→ **The exercise**: Skip the pictures, please, and write out exactly the lines from the opening of the data through the line containing "minimum width=85pt, minimum".

→ **Information supplied**:

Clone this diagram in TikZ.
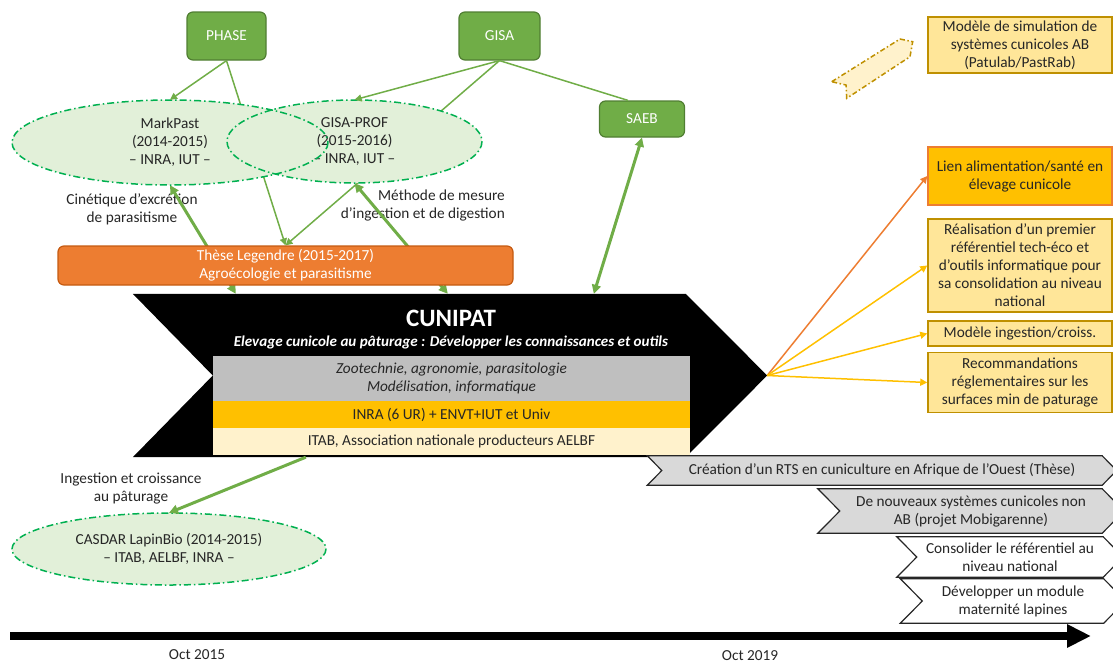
\documentclass[tikz,border=0pt]{standalone}
\usepackage{fontspec}
\setmainfont{Carlito}
\usetikzlibrary{arrows.meta,shapes.geometric,calc}
\pgfdeclarelayer{bg}
\pgfsetlayers{bg,main}
\definecolor{gfill}{HTML}{70AD47}
\definecolor{gdark}{HTML}{507E32}
\definecolor{ellfill}{HTML}{E2F0D9}
\definecolor{elldraw}{HTML}{00B050}
\definecolor{orng}{HTML}{ED7D31}
\definecolor{orngd}{HTML}{C55A11}
\definecolor{gold}{HTML}{FFC000}
\definecolor{goldl}{HTML}{FFE699}
\definecolor{goldd}{HTML}{BF9000}
\definecolor{cream}{HTML}{FFF2CC}
\definecolor{grayb}{HTML}{BFBFBF}
\definecolor{grayc}{HTML}{D9D9D9}
\definecolor{txt}{HTML}{262626}
\newcommand\chevpoly[3]{%
  \draw[chevline, fill=#3] ([xshift=-#2pt]#1.north west) -- (#1.north east) -- ([xshift=#2pt]#1.east) -- (#1.south east) -- ([xshift=-#2pt]#1.south west) -- (#1.west) -- cycle;}
\begin{document}
\begin{tikzpicture}[x=1pt,y=-1pt,
  font=\fontsize{15.3}{18}\selectfont, text=txt,
  gbox/.style={draw=gdark, line width=1.2pt, fill=gfill, rounded corners=6pt, text=white, inner sep=0pt},
  ellnode/.style={ellipse, fill=ellfill, inner sep=0pt, align=center},
  ellb/.style={draw=elldraw, line width=1.5pt, dash pattern=on 7pt off 3pt on 1.5pt off 3pt},
  band/.style={inner sep=0pt, minimum width=477pt, align=center},
  rbox/.style={draw=goldd, line width=1.5pt, fill=goldl, inner sep=0pt, minimum width=184pt, align=center},
  chevnode/.style={inner sep=0pt, align=center},
  chevline/.style={draw=txt, line width=1.2pt},
  lbl/.style={inner sep=0pt, align=center},
  thin/.style={gfill, line width=1.5pt, -{Triangle[length=7pt,width=7pt]}},
  thick/.style={gfill, line width=3pt, {Triangle[length=9pt,width=9pt]}-{Triangle[length=9pt,width=9pt]}},
  fan/.style={line width=1.5pt, -{Triangle[length=7pt,width=7pt]}}
]
\useasboundingbox (0,0) rectangle (1113,665);

% top green boxes
\node[gbox, minimum width=79pt, minimum height=48pt] (phase) at (226.5,36) {PHASE};
\node[gbox, minimum width=81pt, minimum height=48pt] (gisa) at (499.5,36) {GISA};
\node[gbox, minimum width=85pt, minimum height=36pt] (saeb) at (642,119) {SAEB};

% ellipses
\node[ellnode, minimum width=316pt, minimum height=85pt] (mp) at (170,142.5) {MarkPast\\(2014-2015)\\– INRA, IUT –};
\node[ellnode, minimum width=255pt, minimum height=83pt] (gp) at (354.5,141.5) {GISA-PROF\\(2015-2016)\\– INRA, IUT –};
\draw[ellb] (mp.center) ellipse [x radius=158, y radius=42.5];
\draw[ellb] (gp.center) ellipse [x radius=127.5, y radius=41.5];

% these
\node[draw=orngd, line width=1.2pt, fill=orng, rounded corners=6pt, text=white, inner sep=0pt,
      minimum width=455pt, minimum height=39pt, align=center] (these) at (285.5,265.5)
      {Thèse Legendre (2015-2017)\\Agroécologie et parasitisme};

% CUNIPAT
\node[inner sep=0pt, minimum width=634pt, minimum height=163pt] (cun) at (450,375.5) {};
\node[band, fill=grayb, minimum height=45pt] (zoo) at (451.5,378.5) {\itshape Zootechnie, agronomie, parasitologie\\\itshape Modélisation, informatique};
\node[band, fill=gold, minimum height=27pt] (inra) at (451.5,414.5) {INRA (6 UR) + ENVT+IUT et Univ};
\node[band, fill=cream, minimum height=27pt] (itab) at (451.5,441.5) {ITAB, Association nationale producteurs AELBF};
\node[lbl, text=white, font=\fontsize{25}{28}\selectfont\bfseries] (title) at (451,318) {CUNIPAT};
\node[lbl, text=white, font=\fontsize{15.1}{18}\selectfont\bfseries\itshape] (sub) at (451,342) {Elevage cunicole au pâturage : Développer les connaissances et outils};

% CASDAR
\node[ellnode, minimum width=314pt, minimum height=72pt] (casdar) at (169,549) {CASDAR LapinBio (2014-2015)\\– ITAB, AELBF, INRA –};
\draw[ellb] (casdar.center) ellipse [x radius=157, y radius=36];

% right boxes
\node[rbox, minimum height=56pt] (r1) at (1020,45) {Modèle de simulation de\\systèmes cunicoles AB\\(Patulab/PastRab)};
\node[rbox, draw=orng, fill=gold, minimum height=58pt] (r2) at (1020,176) {Lien alimentation/santé en\\élevage cunicole};
\node[rbox, minimum height=93pt] (r3) at (1020,265.5) {Réalisation d’un premier\\référentiel tech-éco et\\d’outils informatique pour\\sa consolidation au niveau\\national};
\node[rbox, minimum height=25pt] (r4) at (1020,333.5) {Modèle ingestion/croiss.};
\node[rbox, minimum height=60pt] (r5) at (1020,382.5) {Recommandations\\réglementaires sur les\\surfaces min de paturage};

% dashed block arrow
\draw[goldd, fill=cream, line width=1.5pt, dash pattern=on 5pt off 2.5pt on 1.5pt off 2.5pt]
  (831.7,81.7) -- (900,39) -- (912.7,41.7) -- (910,56.7) -- (846.7,98.3) -- (846,85) -- cycle;

% bottom chevrons
\node[chevnode, minimum width=440pt, minimum height=29pt] (c1) at (882,470.5) {Création d’un RTS en cuniculture en Afrique de l’Ouest (Thèse)};
\node[chevnode, minimum width=262pt, minimum height=44pt] (c2) at (971,511) {De nouveaux systèmes cunicoles non\\AB (projet Mobigarenne)};
\node[chevnode, minimum width=186pt, minimum height=40pt] (c3) at (1010,557) {Consolider le référentiel au\\niveau national};
\node[chevnode, minimum width=181pt, minimum height=44pt] (c4) at (1013,601) {Développer un module\\maternité lapines};

% timeline
\coordinate (tl0) at (10,636);
\coordinate (tl1) at (1091,636);
\draw[black, line width=8pt, -{Triangle[length=24pt,width=22pt]}] (tl0) -- (tl1);
\node[lbl] (oct15) at (197,655) {Oct 2015};
\node[lbl] (oct19) at (750,656) {Oct 2019};

% background layer: shapes, labels, connectors passing behind
\begin{pgfonlayer}{bg}
  \fill[black] (cun.north west) -- ([xshift=-81.5pt]cun.north east) -- (cun.east)
     -- ([xshift=-81.5pt]cun.south east) -- (cun.south west) -- ([xshift=80pt]cun.west) -- cycle;
  \chevpoly{c1}{14.5}{grayc}
  \chevpoly{c2}{22}{grayc}
  \chevpoly{c3}{20}{white}
  \chevpoly{c4}{22}{white}
  \node[lbl] (l1) at (132,209) {Cinétique d’excrétion\\de parasitisme};
  \node[lbl, align=right, anchor=east] (l2) at (505,205) {Méthode de mesure\\d’ingestion et de digestion};
  \node[lbl] (l3) at (131,489) {Ingestion et croissance\\au pâturage};
  \draw[thin] (phase.south) -- (these.north);
  \draw[thin] (gisa.south) -- (these.north);
  \draw[thick] (mp.south) -- ([xshift=103pt]cun.north west);
  \draw[thick] (gp.south) -- ([xshift=315pt]cun.north west);
\end{pgfonlayer}

% connectors on top
\draw[thin] (phase.south) -- (mp.north);
\draw[thin] (gisa.south) -- (gp.north);
\draw[gfill, line width=1.5pt] (gisa.south) -- ([xshift=-14pt]saeb.north);
\draw[thick] (saeb.south) -- ([xshift=461pt]cun.north west);
\draw[gfill, line width=3pt, -{Triangle[length=9pt,width=9pt]}] ([xshift=173pt]cun.south west) -- (casdar.north);
\draw[fan, orng] (cun.east) -- (r2.west);
\draw[fan, gold] (cun.east) -- (r3.west);
\draw[fan, gold] (cun.east) -- (r4.west);
\draw[fan, gold] (cun.east) -- (r5.west);
\end{tikzpicture}
\end{document}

→ **Output of the exercise**:
Clone this diagram in TikZ.
\documentclass[tikz,border=0pt]{standalone}
\usepackage{fontspec}
\setmainfont{Carlito}
\usetikzlibrary{arrows.meta,shapes.geometric,calc}
\pgfdeclarelayer{bg}
\pgfsetlayers{bg,main}
\definecolor{gfill}{HTML}{70AD47}
\definecolor{gdark}{HTML}{507E32}
\definecolor{ellfill}{HTML}{E2F0D9}
\definecolor{elldraw}{HTML}{00B050}
\definecolor{orng}{HTML}{ED7D31}
\definecolor{orngd}{HTML}{C55A11}
\definecolor{gold}{HTML}{FFC000}
\definecolor{goldl}{HTML}{FFE699}
\definecolor{goldd}{HTML}{BF9000}
\definecolor{cream}{HTML}{FFF2CC}
\definecolor{grayb}{HTML}{BFBFBF}
\definecolor{grayc}{HTML}{D9D9D9}
\definecolor{txt}{HTML}{262626}
\newcommand\chevpoly[3]{%
  \draw[chevline, fill=#3] ([xshift=-#2pt]#1.north west) -- (#1.north east) -- ([xshift=#2pt]#1.east) -- (#1.south east) -- ([xshift=-#2pt]#1.south west) -- (#1.west) -- cycle;}
\begin{document}
\begin{tikzpicture}[x=1pt,y=-1pt,
  font=\fontsize{15.3}{18}\selectfont, text=txt,
  gbox/.style={draw=gdark, line width=1.2pt, fill=gfill, rounded corners=6pt, text=white, inner sep=0pt},
  ellnode/.style={ellipse, fill=ellfill, inner sep=0pt, align=center},
  ellb/.style={draw=elldraw, line width=1.5pt, dash pattern=on 7pt off 3pt on 1.5pt off 3pt},
  band/.style={inner sep=0pt, minimum width=477pt, align=center},
  rbox/.style={draw=goldd, line width=1.5pt, fill=goldl, inner sep=0pt, minimum width=184pt, align=center},
  chevnode/.style={inner sep=0pt, align=center},
  chevline/.style={draw=txt, line width=1.2pt},
  lbl/.style={inner sep=0pt, align=center},
  thin/.style={gfill, line width=1.5pt, -{Triangle[length=7pt,width=7pt]}},
  thick/.style={gfill, line width=3pt, {Triangle[length=9pt,width=9pt]}-{Triangle[length=9pt,width=9pt]}},
  fan/.style={line width=1.5pt, -{Triangle[length=7pt,width=7pt]}}
]
\useasboundingbox (0,0) rectangle (1113,665);

% top green boxes
\node[gbox, minimum width=79pt, minimum height=48pt] (phase) at (226.5,36) {PHASE};
\node[gbox, minimum width=81pt, minimum height=48pt] (gisa) at (499.5,36) {GISA};
\node[gbox, minimum width=85pt, minimum height=36pt] (saeb) at (642,119) {SAEB};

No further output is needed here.